Mortgage borrowing hits highest level in nearly two years
The amount of mortgage debt Brits took on in July reached its highest level since November 2022 in another sign that consumer confidence is returning. Brits borrowed £2.8bn of mortgage debt in July, the highest since £.2bn in November 2022 and up from £2.6bn in June, according to the latest Money and Credit data from [...]
The amount of mortgage debt Brits took on in July reached its highest level since November 2022 in another sign that consumer confidence is returning.
Brits borrowed £2.8bn of mortgage debt in July, the highest since £.2bn in November 2022 and up from £2.6bn in June, according to the latest Money and Credit data from the Bank of England.
Net mortgage approvals for house purchases, which is an indicator of future borrowing, increased to 62,000 in July, the highest since September 2022 and up from 60,600 in June.
Paul Matthews, Senior Director of Risk at leading independent consultancy Broadstone, said that it was a positive sign of consumer confidence returning to the housing market.
“We expect the reduction of the Bank of England’s Base Rate at the start of August to further stimulate demand in the market as we enter the busy Autumn period [but] we do not expect rates to significantly reduce… so lenders will still need to exercise caution around affordability as we have seen large increases in mortgage arrears recently,” he added.
Alice Haine, Personal Finance Analyst at Bestinvest by Evelyn Partners said: “Improving mortgage rates and robust wage growth have eased the affordability challenge for some buyers in recent months, though borrowing costs remain relatively high.”
“The interest rate cut at the start of this month with the prospect of more rate cuts to come looks set to boost the mortgage market revival as buyers and sellers look to take advantage of improving borrowing conditions,” she added.
The housing market has been slightly shaky recently, with an uptick earlier this year, followed by a surprising dip in August.
Robert Gardner, Nationwide’s chief economist, said the housing market remained subdued but was coping with the increase in interest rates.
“Providing the economy continues to recover steadily, as we expect, housing market activity is likely to strengthen gradually as affordability constraints ease,” Gardner said.
The market has fully priced in a November rate cut and has put the chance of a September cut at roughly one in four.
Consumer credit returns to growth
Net consumer credit borrowing rose to £1.2bn in July from £0.9bn in June.
Net borrowing through credit cards remained stable at £0.5bn in July, while borrowing through other forms of consumer credit – such as car dealership finance and personal loans – increased to £0.7bn, from £0.4bn in June.

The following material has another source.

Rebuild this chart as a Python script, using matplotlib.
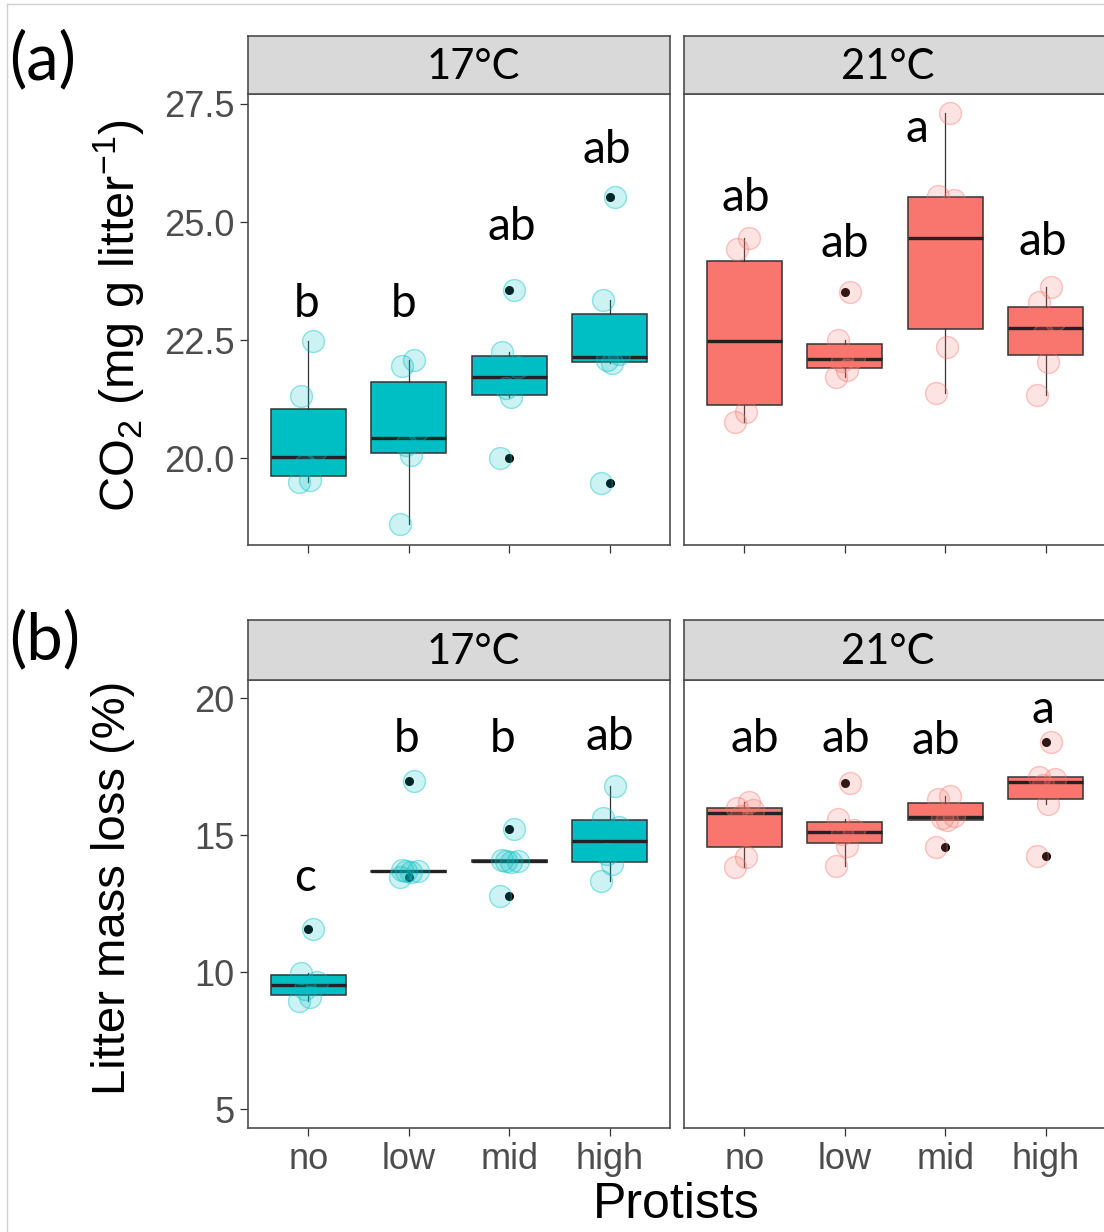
import matplotlib
matplotlib.use("Agg")
import matplotlib.pyplot as plt
from matplotlib.colors import to_rgba
from matplotlib.lines import Line2D
import numpy as np

# ---------------- data ----------------
categories = ["no", "low", "mid", "high"]
temps = ["17°C", "21°C"]

co2_17_no = [22.48, 21.32, 20.20, 19.86, 19.54, 19.50]
co2_17_low = [22.08, 21.95, 20.60, 20.28, 20.07, 18.62]
co2_17_mid = [23.56, 22.25, 21.94, 21.48, 21.30, 20.00]
co2_17_high = [25.54, 23.35, 22.20, 22.08, 22.01, 19.48]

co2_21_no = [24.66, 24.42, 23.42, 21.55, 20.99, 20.77]
co2_21_low = [23.53, 22.50, 22.15, 22.05, 21.87, 21.73]
co2_21_mid = [27.30, 25.55, 25.47, 23.86, 22.36, 21.38]
co2_21_high = [23.63, 23.30, 22.93, 22.60, 22.04, 21.34]

mass_17_no = [11.59, 9.98, 9.66, 9.40, 9.10, 8.95]
mass_17_low = [16.98, 13.72, 13.70, 13.69, 13.66, 13.48]
mass_17_mid = [15.25, 14.10, 14.06, 14.05, 14.02, 12.78]
mass_17_high = [16.80, 15.62, 15.31, 14.31, 13.95, 13.33]

mass_21_no = [16.20, 16.01, 15.94, 15.72, 14.20, 13.85]
mass_21_low = [16.90, 15.60, 15.21, 15.05, 14.60, 13.90]
mass_21_mid = [16.43, 16.33, 15.70, 15.62, 15.55, 14.58]
mass_21_high = [18.40, 17.14, 17.07, 16.85, 16.13, 14.26]

# significance letters and their heights (data units)
letters_a17 = ["b", "b", "ab", "ab"]
letter_y_a17 = [22.98, 22.98, 24.62, 26.26]
letters_a21 = ["ab", "ab", "a", "ab"]
letter_y_a21 = [25.24, 24.27, 26.70, 24.30]
letters_b17 = ["c", "b", "b", "ab"]
letter_y_b17 = [12.98, 18.05, 18.05, 18.11]
letters_b21 = ["ab", "ab", "ab", "a"]
letter_y_b21 = [18.05, 18.05, 17.97, 19.09]

co2_ticks = [20.0, 22.5, 25.0, 27.5]
mass_ticks = [5, 10, 15, 20]

# ---------------- style ----------------
W, H = 1104, 1232
TEAL = "#00BFC4"
SALMON = "#F8766D"
JITTER = [0.05, -0.07, 0.09, -0.03, 0.02, -0.09]
LETTER_DX_A17 = [-0.02, -0.05, 0.03, -0.03]
LETTER_DX_A21 = [0.02, 0.0, -0.28, -0.03]
LETTER_DX_B17 = [-0.03, -0.02, -0.07, 0.0]
LETTER_DX_B21 = [0.10, 0.01, -0.09, -0.03]
STRIP_DX = [14, -7]

LAB_FONT = ["Liberation Sans", "DejaVu Sans"]
ANN_FONT = ["Lato", "Open Sans", "DejaVu Sans"]
plt.rcParams["mathtext.fontset"] = "custom"
plt.rcParams["mathtext.rm"] = "Liberation Sans"
plt.rcParams["mathtext.it"] = "Liberation Sans:italic"

fig = plt.figure(figsize=(W / 100, H / 100), dpi=100)


def rect(x0, y0, x1, y1):
    return [x0 / W, 1 - y1 / H, (x1 - x0) / W, (y1 - y0) / H]


def draw_panel(ax, groups, color, ylim, yticks, ytickfmt, letters, letter_y, letter_dx,
               show_y, show_xlabels):
    pos = np.arange(1, len(categories) + 1)
    ax.boxplot(groups, positions=pos, widths=0.75, patch_artist=True, whis=1.5,
               showcaps=False,
               boxprops=dict(facecolor=color, edgecolor="#333333", linewidth=1.1),
               medianprops=dict(color="#222222", linewidth=2.4),
               whiskerprops=dict(color="#333333", linewidth=0.9),
               flierprops=dict(marker="o", markerfacecolor="black", markeredgecolor="black",
                               markersize=5.5, linestyle="none"),
               zorder=2)
    fc = to_rgba(color, 0.2)
    ec = to_rgba(color, 0.4)
    for i, vals in enumerate(groups):
        xs = [pos[i] + JITTER[j % len(JITTER)] for j in range(len(vals))]
        ax.scatter(xs, vals, s=250, facecolors=[fc], edgecolors=[ec], linewidths=1.0,
                   zorder=3)
    for i, (lab, yv) in enumerate(zip(letters, letter_y)):
        ax.text(pos[i] + letter_dx[i], yv, lab, ha="center", va="baseline",
                fontsize=33, family=ANN_FONT, color="black", zorder=4)
    ax.set_xlim(0.4, 4.6)
    ax.set_ylim(*ylim)
    ax.set_xticks(pos)
    if show_xlabels:
        ax.set_xticklabels(categories)
    else:
        ax.set_xticklabels([])
    ax.set_yticks(yticks)
    if show_y:
        ax.set_yticklabels([ytickfmt.format(t) for t in yticks])
    else:
        ax.tick_params(axis="y", left=False, labelleft=False)
    ax.tick_params(axis="both", length=5.8, width=0.9, color="#333333",
                   labelsize=26, labelcolor="#4D4D4D", pad=4)
    for lab in ax.get_xticklabels() + ax.get_yticklabels():
        lab.set_family(LAB_FONT)
    for sp in ax.spines.values():
        sp.set_color("#4d4d4d")
        sp.set_linewidth(1.2)
    ax.set_facecolor("white")


def draw_strip(x0, y0, x1, y1, label, dx):
    sax = fig.add_axes(rect(x0, y0, x1, y1))
    sax.set_facecolor("#D9D9D9")
    sax.set_xticks([])
    sax.set_yticks([])
    for sp in sax.spines.values():
        sp.set_color("#4d4d4d")
        sp.set_linewidth(1.2)
    sax.text(0.5 + dx / (x1 - x0), 0.47, label, transform=sax.transAxes,
             ha="center", va="center", fontsize=30, family=ANN_FONT, color="black")


# panel geometry (pixels)
XL = [(248, 670), (684, 1106)]
A_STRIP = (36, 94)
A_PLOT = (94, 545)
B_STRIP = (620, 680)
B_PLOT = (680, 1128)

co2_groups = [[co2_17_no, co2_17_low, co2_17_mid, co2_17_high],
              [co2_21_no, co2_21_low, co2_21_mid, co2_21_high]]
mass_groups = [[mass_17_no, mass_17_low, mass_17_mid, mass_17_high],
               [mass_21_no, mass_21_low, mass_21_mid, mass_21_high]]
colors = [TEAL, SALMON]

for k in range(2):
    x0, x1 = XL[k]
    axa = fig.add_axes(rect(x0, A_PLOT[0], x1, A_PLOT[1]))
    draw_panel(axa, co2_groups[k], colors[k], (18.165, 27.71), co2_ticks, "{:.1f}",
               [letters_a17, letters_a21][k], [letter_y_a17, letter_y_a21][k],
               [LETTER_DX_A17, LETTER_DX_A21][k], show_y=(k == 0), show_xlabels=False)
    draw_strip(x0, A_STRIP[0], x1, A_STRIP[1], temps[k], STRIP_DX[k])

    axb = fig.add_axes(rect(x0, B_PLOT[0], x1, B_PLOT[1]))
    draw_panel(axb, mass_groups[k], colors[k], (4.32, 20.67), mass_ticks, "{:d}",
               [letters_b17, letters_b21][k], [letter_y_b17, letter_y_b21][k],
               [LETTER_DX_B17, LETTER_DX_B21][k], show_y=(k == 0), show_xlabels=True)
    draw_strip(x0, B_STRIP[0], x1, B_STRIP[1], temps[k], STRIP_DX[k])

# axis titles
fig.text(119 / W, 1 - 316 / H, r"CO$_2$ (mg g litter$^{-1}$)", rotation=90,
         ha="center", va="center", fontsize=35, family=LAB_FONT, color="black")
fig.text(113 / W, 1 - 888 / H, "Litter mass loss (%)", rotation=90,
         ha="center", va="center", fontsize=34, family=LAB_FONT, color="black")
fig.text(676 / W, 1 - 1205 / H, "Protists", ha="center", va="center",
         fontsize=36, family=LAB_FONT, color="black")

# panel tags
fig.text(9 / W, 1 - 60 / H, "(a)", ha="left", va="center", fontsize=47,
         family=ANN_FONT, color="black")
fig.text(9 / W, 1 - 640 / H, "(b)", ha="left", va="center", fontsize=47,
         family=ANN_FONT, color="black")

# light outer frame
frame_kw = dict(color="#d0d0d0", linewidth=1.0, transform=fig.transFigure)
fig.add_artist(Line2D([7 / W, 7 / W], [0, 1 - 4 / H], **frame_kw))
fig.add_artist(Line2D([7 / W, 1], [1 - 4 / H, 1 - 4 / H], **frame_kw))

fig.savefig("out.png", dpi=100, facecolor="white")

Consumer confidence hit its highest level since September 2021 this July, and remained unchanged in August despite a deterioration in households’ expectations for the broader economy.
“Given the increase consumer credit was driven by personal loans and auto finance rather than credit cards, it indicates that this uptick in borrowing is being driven by increased confidence in economic stability rather than ‘subsistence borrowing’ which typically manifests itself in credit card volumes,” Matthews said.
However, Matthews cautioned lenders to be careful that borrowers aren’t overstretching themselves before the long run up to Christmas.